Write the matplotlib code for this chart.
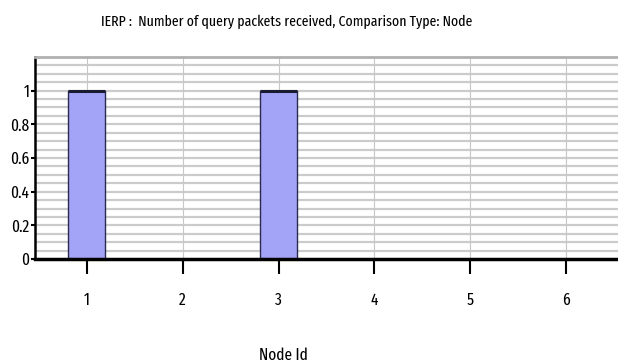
import matplotlib
matplotlib.use("Agg")
import matplotlib.pyplot as plt
import numpy as np
from matplotlib import font_manager

node_ids = [1, 2, 3, 4, 5, 6]
packets = [1, 0, 1, 0, 0, 0]
y_ticks = [0, 0.2, 0.4, 0.6, 0.8, 1]
y_tick_labels = ["0", "0.2", "0.4", "0.6", "0.8", "1"]
title = "IERP :  Number of query packets received, Comparison Type: Node"
xlabel = "Node Id"

names = {f.name for f in font_manager.fontManager.ttflist}
fam = "DejaVu Sans"
for cand in ["Fira Sans Extra Condensed", "PT Sans Narrow", "Roboto Condensed",
             "Archivo Narrow", "Asap Condensed"]:
    if cand in names:
        fam = cand
        break
plt.rcParams["font.family"] = [fam, "DejaVu Sans"]

fig = plt.figure(figsize=(6.18, 3.63), dpi=100)
ax = fig.add_axes([35/618, (363-259)/363, 1 - 35/618, (259-57)/363])

ax.set_xlim(0.46, 6.54)
ax.set_ylim(0, 1.2)

for y in np.arange(0.05, 1.2, 0.05):
    ax.axhline(y, color="#cbcbcb", lw=1.6, zorder=0)
for x in node_ids:
    ax.axvline(x, color="#c8c8c8", lw=0.8, zorder=0)

bars = ax.bar(node_ids, packets, width=0.385, color="#a3a3f7", edgecolor="#2a2a50",
              linewidth=1.0, zorder=2)
for b, v in zip(bars, packets):
    if v > 0:
        ax.plot([b.get_x(), b.get_x() + b.get_width()], [v, v], color="#1a1a30",
                lw=2.2, zorder=3, solid_capstyle="butt")

ax.set_xticks(node_ids)
ax.set_xticklabels([str(n) for n in node_ids], fontsize=12)
ax.set_yticks(y_ticks)
ax.set_yticklabels(y_tick_labels, fontsize=12)
ax.tick_params(axis="x", length=11, width=1.5, pad=13, color="black")
ax.tick_params(axis="y", length=3, width=1.5, pad=1, color="black")

ax.spines["right"].set_visible(False)
ax.spines["top"].set_color("#b0b0b0")
ax.spines["top"].set_linewidth(2)
ax.spines["left"].set_linewidth(1.8)
ax.spines["bottom"].set_linewidth(2.5)

t = fig.text(287/618, 1 - 21.5/363, title, ha="center", va="center", fontsize=13)
fig.canvas.draw()
w = t.get_window_extent().width
target = 373
if w > target:
    t.set_fontsize(13 * target / w)
fig.text(283/618, 1 - 355/363, xlabel, ha="center", va="center", fontsize=12)

fig.savefig("out.png", dpi=100)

+--

* **Instructions to follow**:
Repeat the lines above exactly, and keep every picture out.

* **Expected answer**:
Write the matplotlib code for this chart.
import matplotlib
matplotlib.use("Agg")
import matplotlib.pyplot as plt
import numpy as np
from matplotlib import font_manager

node_ids = [1, 2, 3, 4, 5, 6]
packets = [1, 0, 1, 0, 0, 0]
y_ticks = [0, 0.2, 0.4, 0.6, 0.8, 1]
y_tick_labels = ["0", "0.2", "0.4", "0.6", "0.8", "1"]
title = "IERP :  Number of query packets received, Comparison Type: Node"
xlabel = "Node Id"

names = {f.name for f in font_manager.fontManager.ttflist}
fam = "DejaVu Sans"
for cand in ["Fira Sans Extra Condensed", "PT Sans Narrow", "Roboto Condensed",
             "Archivo Narrow", "Asap Condensed"]:
    if cand in names:
        fam = cand
        break
plt.rcParams["font.family"] = [fam, "DejaVu Sans"]

fig = plt.figure(figsize=(6.18, 3.63), dpi=100)
ax = fig.add_axes([35/618, (363-259)/363, 1 - 35/618, (259-57)/363])

ax.set_xlim(0.46, 6.54)
ax.set_ylim(0, 1.2)

for y in np.arange(0.05, 1.2, 0.05):
    ax.axhline(y, color="#cbcbcb", lw=1.6, zorder=0)
for x in node_ids:
    ax.axvline(x, color="#c8c8c8", lw=0.8, zorder=0)

bars = ax.bar(node_ids, packets, width=0.385, color="#a3a3f7", edgecolor="#2a2a50",
              linewidth=1.0, zorder=2)
for b, v in zip(bars, packets):
    if v > 0:
        ax.plot([b.get_x(), b.get_x() + b.get_width()], [v, v], color="#1a1a30",
                lw=2.2, zorder=3, solid_capstyle="butt")

ax.set_xticks(node_ids)
ax.set_xticklabels([str(n) for n in node_ids], fontsize=12)
ax.set_yticks(y_ticks)
ax.set_yticklabels(y_tick_labels, fontsize=12)
ax.tick_params(axis="x", length=11, width=1.5, pad=13, color="black")
ax.tick_params(axis="y", length=3, width=1.5, pad=1, color="black")

ax.spines["right"].set_visible(False)
ax.spines["top"].set_color("#b0b0b0")
ax.spines["top"].set_linewidth(2)
ax.spines["left"].set_linewidth(1.8)
ax.spines["bottom"].set_linewidth(2.5)

t = fig.text(287/618, 1 - 21.5/363, title, ha="center", va="center", fontsize=13)
fig.canvas.draw()
w = t.get_window_extent().width
target = 373
if w > target:
    t.set_fontsize(13 * target / w)
fig.text(283/618, 1 - 355/363, xlabel, ha="center", va="center", fontsize=12)

fig.savefig("out.png", dpi=100)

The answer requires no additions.